A KC energy and infrastructure company, Black and Veatch, hosted the participants for one night on the eight-day road trip. The race commenced on July 21 and came to Overland Park, Kansas, on July 24. Each night had a checkpoint in various states along the route.
Teams faced difficulties along the way such as conserving energy on cloudy and rainy days, breakdowns and simple fatigue. 
One car stored in the bay next to Principia’s car caught on fire early in the qualifying stage of the race, causing the sprinklers to go off and flooding the Ra9.
“We had to rip out everything in the car and rebuild it in one day and get back on the track and qualify,” Walker said. “In order to do that, we had to split [our qualifying laps] over two days. We didn’t even get the number of laps, but they made an exception because we were able to show it’s road-worthy even after ripping it apart after water damage.”
The winner was determined by which team had the shortest elapsed time. So even if a team got to the finish line first, another team who completed it with an overall faster time would win.
With the 23 colleges registered and nine teams qualifying to race, Walker came in fifth.
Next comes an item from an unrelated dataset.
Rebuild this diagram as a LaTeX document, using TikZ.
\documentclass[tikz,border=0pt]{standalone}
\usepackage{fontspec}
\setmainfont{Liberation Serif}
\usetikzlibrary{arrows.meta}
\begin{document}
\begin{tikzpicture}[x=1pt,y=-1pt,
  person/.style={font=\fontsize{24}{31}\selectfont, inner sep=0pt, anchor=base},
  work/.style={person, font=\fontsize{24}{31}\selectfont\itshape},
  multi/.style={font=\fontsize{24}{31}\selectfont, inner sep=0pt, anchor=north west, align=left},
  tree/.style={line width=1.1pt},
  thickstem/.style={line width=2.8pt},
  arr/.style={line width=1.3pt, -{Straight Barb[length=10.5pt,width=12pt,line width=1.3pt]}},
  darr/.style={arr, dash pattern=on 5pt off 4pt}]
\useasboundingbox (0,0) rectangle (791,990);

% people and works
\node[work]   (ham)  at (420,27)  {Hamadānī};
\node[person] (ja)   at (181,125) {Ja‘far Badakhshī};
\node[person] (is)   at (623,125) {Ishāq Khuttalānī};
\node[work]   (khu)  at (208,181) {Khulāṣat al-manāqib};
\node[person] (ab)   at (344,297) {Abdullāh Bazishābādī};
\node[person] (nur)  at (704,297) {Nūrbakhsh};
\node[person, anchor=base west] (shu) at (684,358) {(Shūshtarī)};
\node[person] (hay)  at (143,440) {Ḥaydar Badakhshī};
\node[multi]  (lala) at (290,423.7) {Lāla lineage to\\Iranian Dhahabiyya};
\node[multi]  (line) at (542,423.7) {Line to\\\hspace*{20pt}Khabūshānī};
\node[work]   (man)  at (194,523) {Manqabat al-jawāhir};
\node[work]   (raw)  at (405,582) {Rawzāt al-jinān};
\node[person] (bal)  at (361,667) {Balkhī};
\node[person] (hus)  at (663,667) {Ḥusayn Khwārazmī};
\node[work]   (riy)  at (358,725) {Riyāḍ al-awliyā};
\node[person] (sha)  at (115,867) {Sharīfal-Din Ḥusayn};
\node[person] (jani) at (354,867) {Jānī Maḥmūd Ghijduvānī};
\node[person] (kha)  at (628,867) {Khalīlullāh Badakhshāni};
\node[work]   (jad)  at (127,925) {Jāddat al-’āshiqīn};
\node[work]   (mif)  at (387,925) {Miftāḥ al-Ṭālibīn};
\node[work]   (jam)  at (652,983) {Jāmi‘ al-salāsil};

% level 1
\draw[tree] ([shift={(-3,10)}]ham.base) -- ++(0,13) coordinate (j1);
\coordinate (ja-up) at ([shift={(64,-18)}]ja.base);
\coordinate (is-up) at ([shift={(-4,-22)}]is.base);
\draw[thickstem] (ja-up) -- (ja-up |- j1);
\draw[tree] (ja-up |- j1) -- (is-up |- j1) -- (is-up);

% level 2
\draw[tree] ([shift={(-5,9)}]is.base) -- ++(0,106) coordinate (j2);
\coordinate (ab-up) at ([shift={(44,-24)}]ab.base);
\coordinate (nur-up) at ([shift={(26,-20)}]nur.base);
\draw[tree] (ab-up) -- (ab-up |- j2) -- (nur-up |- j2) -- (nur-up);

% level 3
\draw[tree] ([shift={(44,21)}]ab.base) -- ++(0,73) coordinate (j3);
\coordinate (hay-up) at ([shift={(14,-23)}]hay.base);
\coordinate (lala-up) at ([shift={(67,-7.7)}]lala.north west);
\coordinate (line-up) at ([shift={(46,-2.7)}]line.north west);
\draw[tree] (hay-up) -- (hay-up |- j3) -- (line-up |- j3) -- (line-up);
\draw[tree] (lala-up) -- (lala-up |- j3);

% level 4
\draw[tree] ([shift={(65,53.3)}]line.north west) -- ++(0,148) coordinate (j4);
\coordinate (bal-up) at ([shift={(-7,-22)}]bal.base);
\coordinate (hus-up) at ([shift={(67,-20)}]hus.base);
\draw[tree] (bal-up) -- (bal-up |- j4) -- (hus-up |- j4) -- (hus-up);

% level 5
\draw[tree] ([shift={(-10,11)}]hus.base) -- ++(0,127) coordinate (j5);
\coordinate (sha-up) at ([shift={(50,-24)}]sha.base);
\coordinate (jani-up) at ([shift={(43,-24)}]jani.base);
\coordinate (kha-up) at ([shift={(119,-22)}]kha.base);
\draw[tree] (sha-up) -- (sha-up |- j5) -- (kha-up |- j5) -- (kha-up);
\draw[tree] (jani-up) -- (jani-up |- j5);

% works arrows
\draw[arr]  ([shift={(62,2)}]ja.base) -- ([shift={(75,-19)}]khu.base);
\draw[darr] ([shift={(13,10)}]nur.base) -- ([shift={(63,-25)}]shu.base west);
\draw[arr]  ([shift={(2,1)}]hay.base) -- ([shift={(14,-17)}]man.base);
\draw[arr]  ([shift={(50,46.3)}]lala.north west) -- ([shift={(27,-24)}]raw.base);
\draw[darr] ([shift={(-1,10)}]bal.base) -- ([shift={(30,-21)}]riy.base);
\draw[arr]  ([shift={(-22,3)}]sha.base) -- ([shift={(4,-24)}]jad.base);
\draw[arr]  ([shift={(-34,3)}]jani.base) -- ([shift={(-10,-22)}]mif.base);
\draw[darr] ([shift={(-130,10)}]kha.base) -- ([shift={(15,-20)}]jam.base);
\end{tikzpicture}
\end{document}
As of June 24, Walker said the highlight of the race was recovering from the fire incident.
“All these teams pitched in to help us get back on our feet, and that’s what this is about,” he said. “It’s about camaraderie. Winning is cool and all, but there are certain teams that are going to do better than others. So, winning isn’t everything. It’s about the learning and the friendship that happens.”